Главным способом произвести впечатление на новых знакомых и, может быть, заработать денег были, как обычно, гадания. Хрустального шара Кавальон с собой не прихватил, а потому изображал нумеролога: переписывал буквы имен своих жертв так и эдак, строил из них пирамиды и ромбы, обращал в числа, якобы соответствующие буквам по древнеперсидской традиции, на деле же произвольные, потом перемножал их, складывал, вычитал, делил, возводил в различные степени и выдавал толкования. Толкования были самого приятного свойства: Кавальон всякий раз выдумывал такое «предсказание», какое бы лучшим образом подчеркнуло былые заслуги «жертвы» и подтвердило ее самые сладкие ожидания.

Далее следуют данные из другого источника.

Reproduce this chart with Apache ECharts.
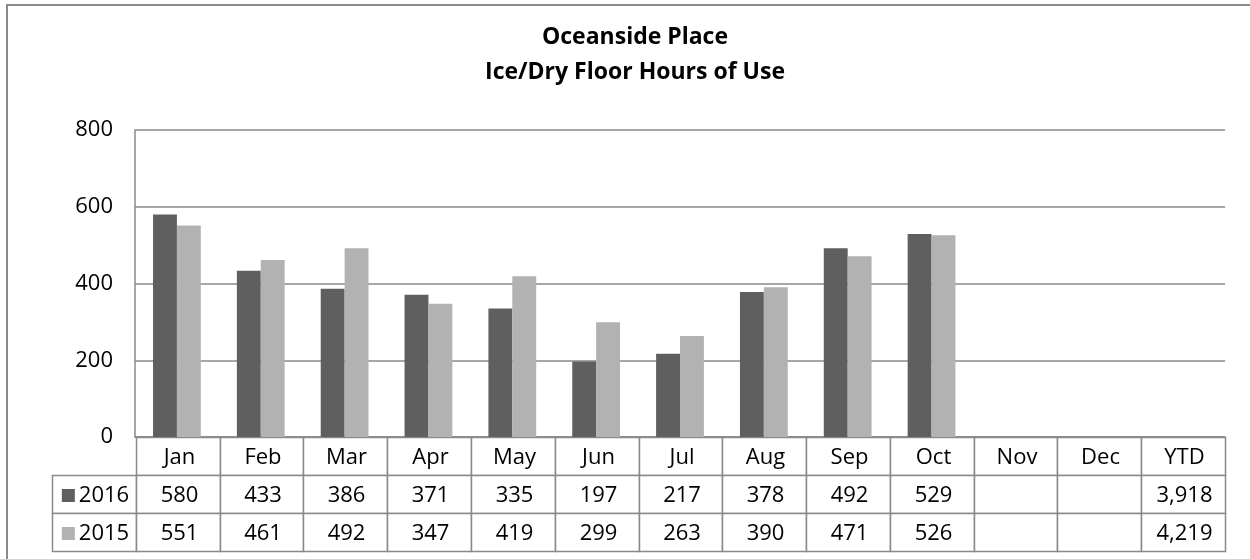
<!DOCTYPE html>
<html>
<head>
<meta charset="utf-8">
<script src="https://cdn.jsdelivr.net/npm/echarts@6/dist/echarts.min.js"></script>
<style>
  html, body { margin: 0; padding: 0; background: #ffffff; }
  #chart { width: 1250px; height: 559px; }
</style>
</head>
<body>
<div id="chart"></div>
<script>
// ---- data ----
const titleLines = ['Oceanside Place', 'Ice/Dry Floor Hours of Use'];
const categories = ['Jan', 'Feb', 'Mar', 'Apr', 'May', 'Jun', 'Jul', 'Aug', 'Sep', 'Oct', 'Nov', 'Dec', 'YTD'];
const seriesNames = ['2016', '2015'];
const values2016 = [580, 433, 386, 371, 335, 197, 217, 378, 492, 529, null, null, null];
const values2015 = [551, 461, 492, 347, 419, 299, 263, 390, 471, 526, null, null, null];
const ytd2016 = '3,918';
const ytd2015 = '4,219';
const yMin = 0, yMax = 800, yInterval = 200;

// ---- styles ----
const colors = ['#5f5f5f', '#b2b2b2'];
const lineColor = '#8a8a8a';
const FONT = '"Open Sans", "Liberation Sans", sans-serif';
const FS = 22;

// ---- table cells (built from data) ----
const rowTexts = [
  values2016.slice(0, 12).map(v => v == null ? '' : String(v)).concat([ytd2016]),
  values2015.slice(0, 12).map(v => v == null ? '' : String(v)).concat([ytd2015])
];
const tableCols = [''].concat(categories);
const tableRows = ['hdr'].concat(seriesNames);
const cells = [];
for (let r = 0; r < 3; r++) {
  for (let c = 0; c < tableCols.length; c++) {
    if (r === 0 && c === 0) continue;
    let text = '', legend = -1;
    if (r === 0) text = categories[c - 1];
    else if (c === 0) { text = seriesNames[r - 1]; legend = r - 1; }
    else text = rowTexts[r - 1][c - 1];
    cells.push({ col: c, row: r, text: text, legend: legend });
  }
}

const chart = echarts.init(document.getElementById('chart'), null, { renderer: 'canvas' });

function renderCell(params, api) {
  const cell = cells[params.dataIndex];
  const p = api.coord([api.value(0), api.value(1)]);
  const s = api.size([1, 1]);
  const x0 = Math.round(p[0] - s[0] / 2) + 0.5;
  const x1 = Math.round(p[0] + s[0] / 2) + 0.5;
  const y0 = Math.round(p[1] - s[1] / 2) + 0.5;
  const y1 = Math.round(p[1] + s[1] / 2) + 0.5;
  const children = [{
    type: 'rect',
    shape: { x: x0, y: y0, width: x1 - x0, height: y1 - y0 },
    style: { fill: '#ffffff', stroke: lineColor, lineWidth: 1.5 }
  }];
  const textStyle = {
    x: (x0 + x1) / 2 + 1,
    y: (y0 + y1) / 2 + 1,
    align: 'center',
    verticalAlign: 'middle',
    fill: '#000000',
    fontSize: FS,
    fontFamily: FONT
  };
  if (cell.legend >= 0) {
    textStyle.text = '{sq|}{t|' + cell.text + '}';
    textStyle.rich = {
      sq: { width: 13, height: 13, backgroundColor: colors[cell.legend], padding: 0 },
      t: { fontSize: FS, fontFamily: FONT, fill: '#000', padding: [0, 0, 0, 4] }
    };
  } else {
    textStyle.text = cell.text;
  }
  children.push({ type: 'text', style: textStyle });
  return { type: 'group', children: children };
}

const option = {
  backgroundColor: '#ffffff',
  animation: false,
  title: {
    text: titleLines.join('\n'),
    left: 630,
    textAlign: 'center',
    top: 15,
    textStyle: { fontFamily: FONT, fontWeight: 'bold', fontSize: 23, lineHeight: 35, color: '#000' }
  },
  graphic: [{
    type: 'rect',
    shape: { x: 7, y: 5, width: 1400, height: 800 },
    style: { fill: 'none', stroke: lineColor, lineWidth: 2 },
    z: 100
  }],
  grid: [
    { left: 135, right: 25, top: 130, height: 307, containLabel: false },
    { left: 52, right: 25, top: 437, height: 114, containLabel: false }
  ],
  xAxis: [
    {
      type: 'category', gridIndex: 0, data: categories,
      axisLine: { show: true, lineStyle: { color: lineColor, width: 1.5 } },
      axisTick: { show: false }, axisLabel: { show: false }, splitLine: { show: false }
    },
    {
      type: 'category', gridIndex: 1, data: tableCols, show: false
    }
  ],
  yAxis: [
    {
      type: 'value', gridIndex: 0, min: yMin, max: yMax, interval: yInterval,
      axisLine: { show: true, lineStyle: { color: lineColor, width: 1.5 } },
      axisTick: { show: false },
      axisLabel: { color: '#000', fontSize: FS, fontFamily: FONT, margin: 22 },
      splitLine: { show: true, lineStyle: { color: lineColor, width: 1.5 } }
    },
    {
      type: 'category', gridIndex: 1, data: tableRows, inverse: true, show: false
    }
  ],
  series: [
    {
      name: seriesNames[0], type: 'bar', xAxisIndex: 0, yAxisIndex: 0,
      data: values2016, itemStyle: { color: colors[0] },
      barGap: '0%', barCategoryGap: '43%'
    },
    {
      name: seriesNames[1], type: 'bar', xAxisIndex: 0, yAxisIndex: 0,
      data: values2015, itemStyle: { color: colors[1] },
      barGap: '0%', barCategoryGap: '43%'
    },
    {
      type: 'custom', xAxisIndex: 1, yAxisIndex: 1,
      data: cells.map(c => [c.col, c.row]),
      encode: { x: 0, y: 1 },
      renderItem: renderCell,
      silent: true
    }
  ]
};
chart.setOption(option);
</script>
</body>
</html>
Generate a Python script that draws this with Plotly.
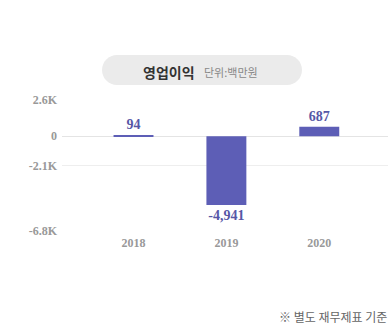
import plotly.graph_objects as go

years = ["2018", "2019", "2020"]
values = [94, -4941, 687]
labels = ["94", "-4,941", "687"]
tick_vals = [2600, 0, -2100, -6800]
tick_text = ["2.6K", "0", "-2.1K", "-6.8K"]

W, H = 388, 327
L, R, T, B = 62, 0, 100, 96
PH = H - T - B


def py(p):
    return (H - B - p) / PH


def px(p):
    return (p - L) / (W - L - R)


fig = go.Figure()
fig.add_trace(go.Bar(
    x=years, y=values, text=labels, textposition="outside",
    marker=dict(color="#5d5eb6", line=dict(width=0)),
    width=0.43, cliponaxis=False,
    textfont=dict(family="Liberation Serif", size=14, color="#5657a6", weight="bold"),
    hoverinfo="skip",
))

# pill background
w, h = 200, 30
r = h / 2
k = 0.5523 * r
hw, hh = w / 2, h / 2
path = (f"M {-hw + r},{hh} L {hw - r},{hh} "
        f"C {hw - r + k},{hh} {hw},{k} {hw},0 "
        f"C {hw},{-k} {hw - r + k},{-hh} {hw - r},{-hh} "
        f"L {-hw + r},{-hh} "
        f"C {-hw + r - k},{-hh} {-hw},{-k} {-hw},0 "
        f"C {-hw},{k} {-hw + r - k},{hh} {-hw + r},{hh} Z")
fig.add_shape(type="path", xref="paper", yref="paper", xsizemode="pixel", ysizemode="pixel",
              xanchor=px(202), yanchor=py(70), path=path,
              fillcolor="#ebebeb", line=dict(width=0), layer="below")

fig.add_annotation(x=px(169), y=py(72), xref="paper", yref="paper", text="<b>영업이익</b>",
                   showarrow=False, xanchor="center", yanchor="middle",
                   font=dict(family="Noto Sans CJK KR", size=14, color="#333333"))
fig.add_annotation(x=px(231), y=py(72), xref="paper", yref="paper", text="단위:백만원",
                   showarrow=False, xanchor="center", yanchor="middle",
                   font=dict(family="Noto Sans CJK KR", size=11, color="#888888"))
fig.add_annotation(x=px(389), y=py(316), xref="paper", yref="paper", text="※ 별도 재무제표 기준",
                   showarrow=False, xanchor="right", yanchor="middle",
                   font=dict(family="Noto Sans CJK KR", size=12, color="#666666"))

fig.update_layout(
    width=W, height=H,
    margin=dict(l=L, r=R, t=T, b=B, pad=0),
    paper_bgcolor="white", plot_bgcolor="white",
    showlegend=False,
    bargap=0.5,
    xaxis=dict(range=[-0.77, 2.74], showgrid=False, zeroline=False, showline=False,
               ticks="", fixedrange=True, ticklabelstandoff=3,
               tickfont=dict(family="Liberation Serif", size=12, color="#999999", weight="bold")),
    yaxis=dict(range=[-6800, 2600], tickvals=tick_vals, ticktext=tick_text,
               showgrid=True, gridcolor="#eeeeee", gridwidth=1,
               zeroline=True, zerolinecolor="#e4e4e4", zerolinewidth=1,
               showline=False, ticks="", ticklabelstandoff=4,
               tickfont=dict(family="Liberation Serif", size=12, color="#999999", weight="bold")),
)

fig.write_html("out.html")
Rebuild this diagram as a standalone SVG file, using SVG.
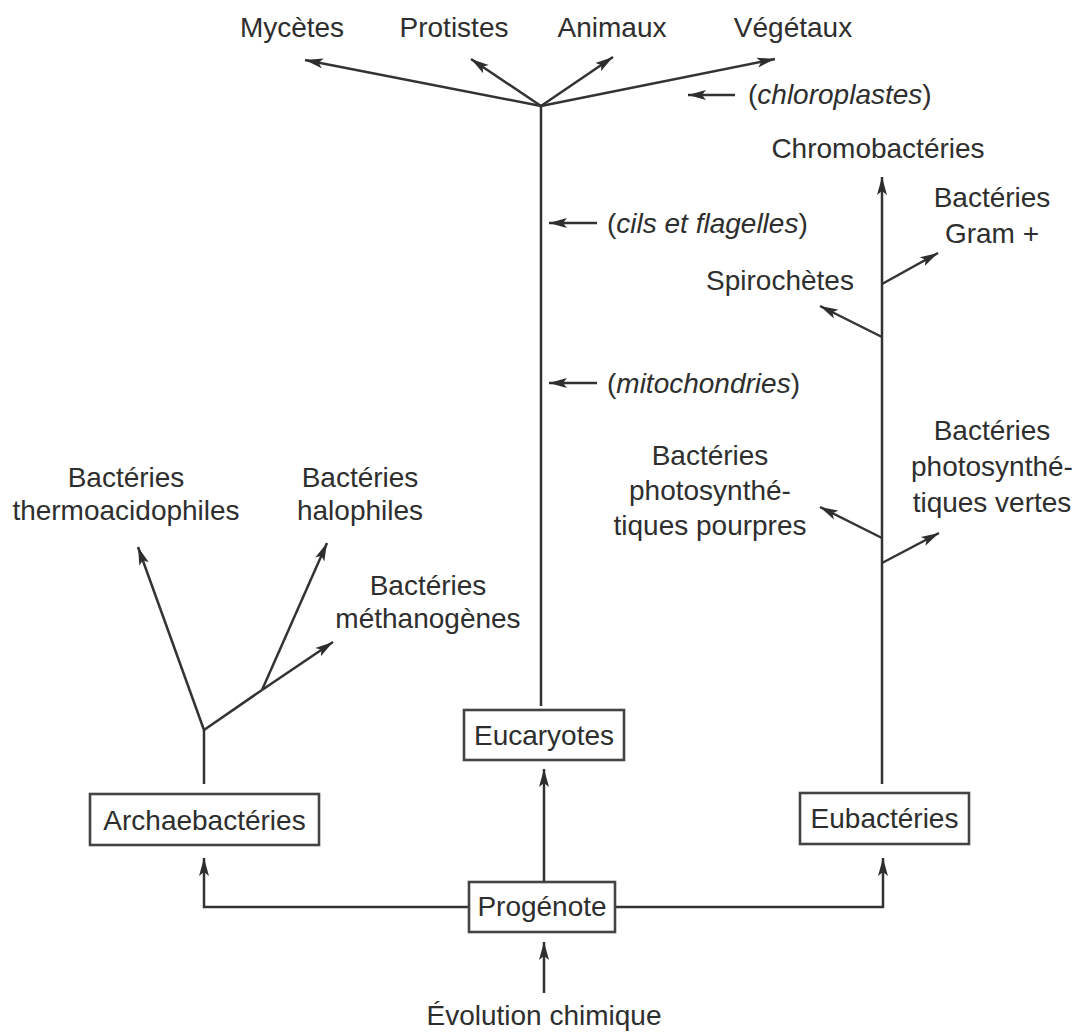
<svg xmlns="http://www.w3.org/2000/svg" width="1076" height="1035" viewBox="0 0 1076 1035">
<defs>
<marker id="ah" markerUnits="userSpaceOnUse" markerWidth="20" markerHeight="12" refX="18" refY="6" orient="auto">
<path d="M0,1 L18,6 L0,11 L4,6 z" fill="#2e2e2e"/>
</marker>
<style>
.t{font-family:"Liberation Sans",Arial,Helvetica,sans-serif;font-size:28px;fill:#2e2e2e;text-anchor:middle}
.s{text-anchor:start}
.i{font-style:italic}
.ln{stroke:#333;stroke-width:2.5;fill:none}
.ar{stroke:#333;stroke-width:2.5;fill:none;marker-end:url(#ah)}
.box{fill:#fff;stroke:#444;stroke-width:2.6}
</style>
</defs>
<rect width="1076" height="1035" fill="#fff"/>

<g id="connectors">
<line class="ln" x1="541" y1="106" x2="541" y2="706"/>
<line class="ar" x1="541" y1="106" x2="305" y2="60"/>
<line class="ar" x1="541" y1="106" x2="471" y2="59"/>
<line class="ar" x1="541" y1="106" x2="613" y2="57"/>
<line class="ar" x1="541" y1="106" x2="775" y2="59"/>
<line class="ar" x1="735" y1="95" x2="688" y2="95"/>
<line class="ar" x1="597" y1="223" x2="549" y2="223"/>
<line class="ar" x1="597" y1="383" x2="549" y2="383"/>
<line class="ar" x1="882" y1="784" x2="882" y2="177"/>
<line class="ar" x1="882" y1="284" x2="938" y2="253"/>
<line class="ar" x1="882" y1="337" x2="820" y2="306"/>
<line class="ar" x1="882" y1="538" x2="820" y2="507"/>
<line class="ar" x1="882" y1="563" x2="939" y2="533"/>
<line class="ln" x1="204" y1="784" x2="204" y2="730"/>
<line class="ar" x1="204" y1="730" x2="138" y2="547"/>
<line class="ln" x1="204" y1="730" x2="262" y2="690"/>
<line class="ar" x1="262" y1="690" x2="333" y2="642"/>
<line class="ar" x1="262" y1="690" x2="327" y2="543"/>
<polyline class="ar" points="469,907 204,907 204,858"/>
<polyline class="ar" points="615,907 883,907 883,858"/>
<line class="ar" x1="544" y1="882" x2="544" y2="769"/>
<line class="ar" x1="544" y1="993" x2="544" y2="942"/>
</g>

<g id="top-labels">
<text class="t" x="292" y="37">Mycètes</text>
<text class="t" x="454" y="37">Protistes</text>
<text class="t" x="612" y="37">Animaux</text>
<text class="t" x="793" y="37">Végétaux</text>
</g>
<g id="organelles">
<text class="t s" x="748" y="104">(<tspan class="i">chloroplastes</tspan>)</text>
<text class="t s" x="607" y="233">(<tspan class="i">cils et flagelles</tspan>)</text>
<text class="t s" x="607" y="393">(<tspan class="i">mitochondries</tspan>)</text>
</g>
<g id="eubacteria-groups">
<text class="t" x="878" y="158">Chromobactéries</text>
<text class="t" x="992" y="207">Bactéries</text>
<text class="t" x="992" y="243">Gram +</text>
<text class="t" x="780" y="290">Spirochètes</text>
<text class="t" x="710" y="465">Bactéries</text>
<text class="t" x="710" y="500">photosynthé-</text>
<text class="t" x="710" y="535">tiques pourpres</text>
<text class="t" x="992" y="440">Bactéries</text>
<text class="t" x="992" y="476">photosynthé-</text>
<text class="t" x="992" y="512">tiques vertes</text>
</g>
<g id="archaebacteria-groups">
<text class="t" x="126" y="487">Bactéries</text>
<text class="t" x="126" y="520">thermoacidophiles</text>
<text class="t" x="360" y="487">Bactéries</text>
<text class="t" x="360" y="520">halophiles</text>
<text class="t" x="428" y="595">Bactéries</text>
<text class="t" x="428" y="628">méthanogènes</text>
</g>
<g id="eucaryotes">
<rect class="box" x="464" y="710" width="160" height="50"/>
<text class="t" x="544" y="745">Eucaryotes</text>
</g>
<g id="archaebacteries">
<rect class="box" x="90" y="794" width="229" height="51"/>
<text class="t" x="204.5" y="830">Archaebactéries</text>
</g>
<g id="eubacteries">
<rect class="box" x="800" y="793" width="169" height="51"/>
<text class="t" x="884.5" y="828">Eubactéries</text>
</g>
<g id="progenote">
<rect class="box" x="469" y="882" width="146" height="50"/>
<text class="t" x="542" y="916">Progénote</text>
</g>
<g id="evolution">
<text class="t" x="544" y="1025">Évolution chimique</text>
</g>
</svg>
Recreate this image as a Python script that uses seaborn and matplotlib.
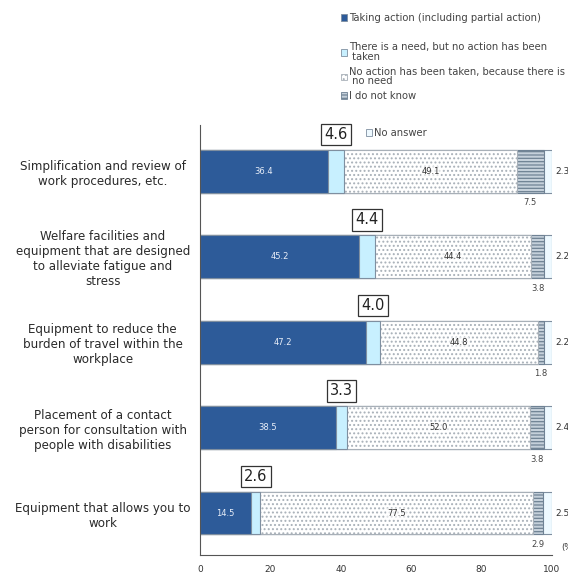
import matplotlib
matplotlib.use("Agg")
import matplotlib.pyplot as plt
from matplotlib.patches import Patch
import numpy as np
import pandas as pd
import seaborn as sns

categories = [
    "Simplification and review of\nwork procedures, etc.",
    "Welfare facilities and\nequipment that are designed\nto alleviate fatigue and\nstress",
    "Equipment to reduce the\nburden of travel within the\nworkplace",
    "Placement of a contact\nperson for consultation with\npeople with disabilities",
    "Equipment that allows you to\nwork",
]
taking_action = [36.4, 45.2, 47.2, 38.5, 14.5]
need_no_action = [4.6, 4.4, 4.0, 3.3, 2.6]
no_need = [49.1, 44.4, 44.8, 52.0, 77.5]
do_not_know = [7.5, 3.8, 1.8, 3.8, 2.9]
no_answer = [2.3, 2.2, 2.2, 2.4, 2.5]

series_names = [
    "Taking action (including partial action)",
    "There is a need, but no action has been\n taken",
    "No action has been taken, because there is\n no need",
    "I do not know",
    "No answer",
]
x_ticks = [0, 20, 40, 60, 80, 100]

sns.set_theme(style="white")
plt.rcParams["font.family"] = ["DejaVu Sans"]
plt.rcParams["hatch.linewidth"] = 0.9

colors = ["#2D5B99", "#C8F0FF", "#FFFFFF", "#C5D0DA", "#EEF9FF"]
hatches = [None, None, "....", "-----", None]
hatch_edges = ["#7F8FA0", "#7F8FA0", "#A8B0B8", "#6F8294", "#7F8FA0"]

fig = plt.figure(figsize=(5.68, 5.74), dpi=100)
ax = fig.add_axes([200 / 568, 19 / 574, 352 / 568, 430 / 574])

series = [taking_action, need_no_action, no_need, do_not_know, no_answer]
arr = np.array(series)
cum = np.cumsum(arr, axis=0)
starts = cum - arr

# draw cumulative bars, from the longest to the shortest, so each covers the next
for k in range(len(series) - 1, -1, -1):
    df = pd.DataFrame({"cat": categories, "val": cum[k]})
    n_before = len(ax.patches)
    sns.barplot(data=df, x="val", y="cat", orient="h", color=colors[k],
                width=0.5, saturation=1, ax=ax, zorder=2)
    for p in ax.patches[n_before:]:
        p.set_facecolor(colors[k])
        p.set_edgecolor(hatch_edges[k])
        p.set_linewidth(0.8)
        if hatches[k]:
            p.set_hatch(hatches[k])

for i in range(len(categories)):
    ax.text(starts[0][i] + arr[0][i] / 2, i, f"{arr[0][i]:.1f}", ha="center",
            va="center", color="#E8EEF8", fontsize=6, zorder=5)
    ax.text(starts[2][i] + arr[2][i] / 2, i, f"{arr[2][i]:.1f}", ha="center",
            va="center", color="#333333", fontsize=6, zorder=5,
            bbox=dict(boxstyle="square,pad=0.1", fc="white", ec="none", alpha=0.6))
    ax.text(starts[1][i] + arr[1][i] / 2, i - 0.43, f"{arr[1][i]:.1f}", ha="center",
            va="center", color="#222222", fontsize=10.5, zorder=5,
            bbox=dict(boxstyle="square,pad=0.22", fc="white", ec="#333333", lw=0.9))
    ax.text(starts[3][i] + arr[3][i] / 2, i + 0.37, f"{arr[3][i]:.1f}", ha="center",
            va="center", color="#444444", fontsize=6, zorder=5)
    ax.text(101.0, i, f"{arr[4][i]:.1f}", ha="left", va="center",
            color="#333333", fontsize=6.5, zorder=5, clip_on=False)

ax.text(102.5, 4.40, "(%)", ha="left", va="center", color="#333333",
        fontsize=6, clip_on=False)

ax.set_xlim(0, 100)
ax.set_ylim(4.49, -0.54)
ax.set_xticks(x_ticks)
ax.set_xticklabels([str(t) for t in x_ticks], fontsize=6.5, color="#333333")
ax.tick_params(axis="x", length=0, pad=7)
ax.tick_params(axis="y", length=0, pad=70)
for lab in ax.get_yticklabels():
    lab.set_horizontalalignment("center")
    lab.set_fontsize(8.6)
    lab.set_color("#2A2A2A")
ax.set_xlabel("")
ax.set_ylabel("")
for s in ["top", "right"]:
    ax.spines[s].set_visible(False)
for s in ["left", "bottom"]:
    ax.spines[s].set_color("#555555")
    ax.spines[s].set_linewidth(0.8)

handles = [Patch(facecolor=colors[k], edgecolor=hatch_edges[k], hatch=hatches[k],
                 linewidth=0.6) for k in range(len(series))]
leg_kw = dict(frameon=False, fontsize=7.2, handlelength=0.6, handleheight=0.6,
              handletextpad=0.2, borderaxespad=0, borderpad=0, labelcolor="#444444")

leg1 = fig.legend(handles[:1], series_names[:1], loc="center left",
                  bbox_to_anchor=(341 / 568, 1 - 18 / 574), **leg_kw)
leg2 = fig.legend(handles[1:4], series_names[1:4], loc="upper left",
                  bbox_to_anchor=(341 / 568, 1 - 42 / 574), labelspacing=0.45,
                  **leg_kw)
for t in leg2.get_texts():
    t.set_linespacing(1.0)
leg3 = fig.legend(handles[4:], series_names[4:], loc="center left",
                  bbox_to_anchor=(366 / 568, 1 - 133 / 574), **leg_kw)

fig.savefig("out.png", dpi=100)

Так, Лафайету, герою Старого и Нового Света, алхимик предказал участие еще в одной революции: первая – американская, вторая – французская (иначе как революцией события последних дней уже не называли), а третья… Кавальон хотел предложить Россию, но решил уйти от излишней конкретизации. Де Ноайлю он предрек примерно то же самое, но другими словами: «Мне видится, виконт, что вы еще вернетесь в Новый Свет и примете участие в новой войне за свободу и справедливость!» Депутат-реформатор остался доволен. А шестнадцатилетний герцог Шартрский, сын герцога Орлеанского, прямо-таки просиял, когда услышал от Кавальона туманные намеки на будущую корону: «предсказатель» был в курсе, что у Орлеанов имеется обширная партия, помышляющая о низложении Людовика Бурбона и возведении на трон главного масона страны. Епископу Отенскому, еще одному члену Генеральных Штатов, весьма прагматичному и поэтому не спешившему присоединяться к новоявленому парламенту, Кавальон предрек большое будущее на поприще госудственной службы: карьерные амбиции тридцатипятилетнего клирика были слишком велики, чтобы укрыться от взора авантюриста. Епископ, похоже, разгадал обман мнимого предсказателя, но ни словом не обмолвился о своих подозрениях. Кавальон понял, что его фокус разоблачен, но тоже не показал виду. Епископ заметил, что его поняли, но… Словом, оба остались довольны.